High Country Club Plans Restructuring
By: Destination Club News
Date: October 27, 2008
The slumping economy and real estate market have led High Country Club to make numerous policy changes to transition to become "self sufficient" and rely on membership annual dues and not on new destination club sales.
Christian Kirschner, High Country Club's Founder, President and CEO, sent a letter out to members detailing the market events that brought the club to this point and what changes need to be made. The market conditions that Kirschner mentions are as follows:
Real Estate Market
Over the past month, High Country Club had each home in the portfolio appraised and saw a "drastic decline in all of our real estate values ranging from 20% - 50%."
Difficulty Raising Capital
Real estate values and a club's ability to raise new capital are largely correlated to one another. Predominately, each destination club's only real assets are its real estate holdings. As destination clubs are largely built on the appreciation of their real estate, investors and creditors look at the club's portfolio prior to making capital injections or provide credit. As the real estate holdings of High Country Club went down, so did it's ability to bring in new capital needed throughout the business.
High Country Club's announcement comes on the same day that the Dow Jones hit a five year low. Kirschner believes that the combination of financial and real estate conditions have led to consumer fear, stating that "membership sales have declined since the beginning of 2008 because of consumers fears, and with the economic events of the past 60 days, new sales have become next to impossible."
Because of these conditions, High Country Club will make numerous changes to their business model including:
- an increase in annual dues
- pre-paid annual dues one year in advance, like many other clubs
- a cleaning fee for each member stay averaging $200
- decreasing their portfolio to 21 homes, 17 of which will be owned
- reservations allowed up to two years in advance
- new resignation policy allowing members to redeem one in, one out
- the ability to resell your membership
- no new memberships sold, just memberships to fill redeeming members
Annual Dues and Fees
Based on their membership plan, members will see an increase in annual dues between $200 and $700. In addition, High Country Club will now charge a variable cleaning fee for each stay. Each home will have its own fee but will average to around $200 per stay.

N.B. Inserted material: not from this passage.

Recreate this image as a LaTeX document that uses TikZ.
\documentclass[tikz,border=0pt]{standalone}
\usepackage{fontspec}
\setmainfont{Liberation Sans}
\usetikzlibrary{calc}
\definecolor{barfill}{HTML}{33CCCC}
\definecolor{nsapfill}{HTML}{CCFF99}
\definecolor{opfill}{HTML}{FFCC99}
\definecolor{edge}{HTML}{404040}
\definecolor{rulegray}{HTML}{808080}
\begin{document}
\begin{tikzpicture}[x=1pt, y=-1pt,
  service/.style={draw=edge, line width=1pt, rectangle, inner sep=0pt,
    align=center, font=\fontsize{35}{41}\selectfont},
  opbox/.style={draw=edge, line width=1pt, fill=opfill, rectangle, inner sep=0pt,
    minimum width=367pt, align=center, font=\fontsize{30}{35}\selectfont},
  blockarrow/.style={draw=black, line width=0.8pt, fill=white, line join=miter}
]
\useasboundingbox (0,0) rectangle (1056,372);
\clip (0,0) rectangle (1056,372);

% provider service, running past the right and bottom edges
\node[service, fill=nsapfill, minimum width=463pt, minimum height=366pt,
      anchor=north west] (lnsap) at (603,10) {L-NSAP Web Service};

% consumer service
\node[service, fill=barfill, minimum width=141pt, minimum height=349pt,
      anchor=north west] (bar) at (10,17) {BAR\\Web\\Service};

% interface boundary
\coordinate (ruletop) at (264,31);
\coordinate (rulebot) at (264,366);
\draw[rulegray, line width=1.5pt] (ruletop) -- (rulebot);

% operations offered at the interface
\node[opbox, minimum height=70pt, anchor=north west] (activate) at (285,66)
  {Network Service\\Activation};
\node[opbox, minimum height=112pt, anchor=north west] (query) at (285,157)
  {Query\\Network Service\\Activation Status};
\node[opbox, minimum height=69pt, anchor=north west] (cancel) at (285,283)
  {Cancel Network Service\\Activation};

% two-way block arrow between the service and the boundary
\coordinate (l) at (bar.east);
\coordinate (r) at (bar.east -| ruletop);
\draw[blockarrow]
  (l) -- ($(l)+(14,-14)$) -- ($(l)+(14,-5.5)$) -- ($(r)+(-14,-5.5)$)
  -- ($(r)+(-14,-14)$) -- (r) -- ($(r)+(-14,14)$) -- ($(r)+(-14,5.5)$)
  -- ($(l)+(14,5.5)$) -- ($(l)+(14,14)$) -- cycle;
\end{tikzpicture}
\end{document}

High Country Club Real Estate
Prior to 2008, High Country Club had widely been able to put down 30% on new real estate acquisitions and finance 70%. Soon thereafter, lenders began requiring 40%. Leveraging this much of their real estate acquisitions coupled with the recent real estate price drops led to little or no equity in the club's homes.
As mentioned in High Country Club's Success Plan Questions and Answers, the homes that High Country Club kept were chosen for several reasons. Homes that had excessive costs or were underutilized were not kept. Of the 21 total homes High Country Club will keep, 17 will be owned by the club.
New Redemption Policy and Suspension of Sales
High Country Club members will now be able to sell their membership themselves, effectively creating a one in, one out policy. Members will be allowed to set their own membership deposit pricing but will not be able to sell their membership for more than the most recent membership pricing structure or negotiate on annual dues. New membership sales will be suspended until the market becomes more favorable.
High Country Club has actively sought to merge or be acquired by another destination club since they began experiencing problems and has cut over half of their employees, including Heath and Casey Kirschner, Christian's brothers. High Country Club will consist of five employees consisting of Christian, CFO Dan Moorhead, and all three of the members of the Member Services Department, ensuring that members will not see a drop off in service.
Read Christian Kirschner's High Country Club Success Plan Letter in its entirety.
Read High Country Club's Success Plan Frequently Asked Questions in its entirety.
Current members will be sent a new addendum on Wednesday, October 29 containing the above information. Members will have until November 12 to notify the club of their intentions and November 14 to sign and return their addendum. Members who don't elect to move forward with the new plan will be put on the resignation list.
Unlike the recent Portofino bankruptcy filing and the much-publicized Tanner & Haley bankruptcy, High Country Club has elected to be forthcoming with their members and prospects. Tanner & Haley Destination Club continued to sell multi-million dollar memberships just days prior to their bankruptcy while High Country Club has stated that they will be providing daily updates to their members.
If this plan is put into place, Kirschner and High Country Club believe they can be one of but a few clubs that are completely self sustained by their annual dues. By doing so, the club will no longer rely on new membership sales to be sustainable. More than 75% of the current members will need to sign their updated addendums for the success plan that Kirschner has laid out to work.
If the club members do not accept the new membership terms and the High Country Club assets must be liquidated, Kirschner believes that once the mortgage holders were paid, no equity would be left to refund members' deposits.
Christian concludes his letter with "I am hopeful that over the next three weeks we will be able to come together as a club and successfully thrive through the tough economic times ahead."
As a member of the Destination Club Association, it is good to see that High Country Club has gone above and beyond the level of transparency the organization requires. By proactively working alongside their members, High Country Club may have a tough road ahead, but may ultimately position themselves to thrive once again.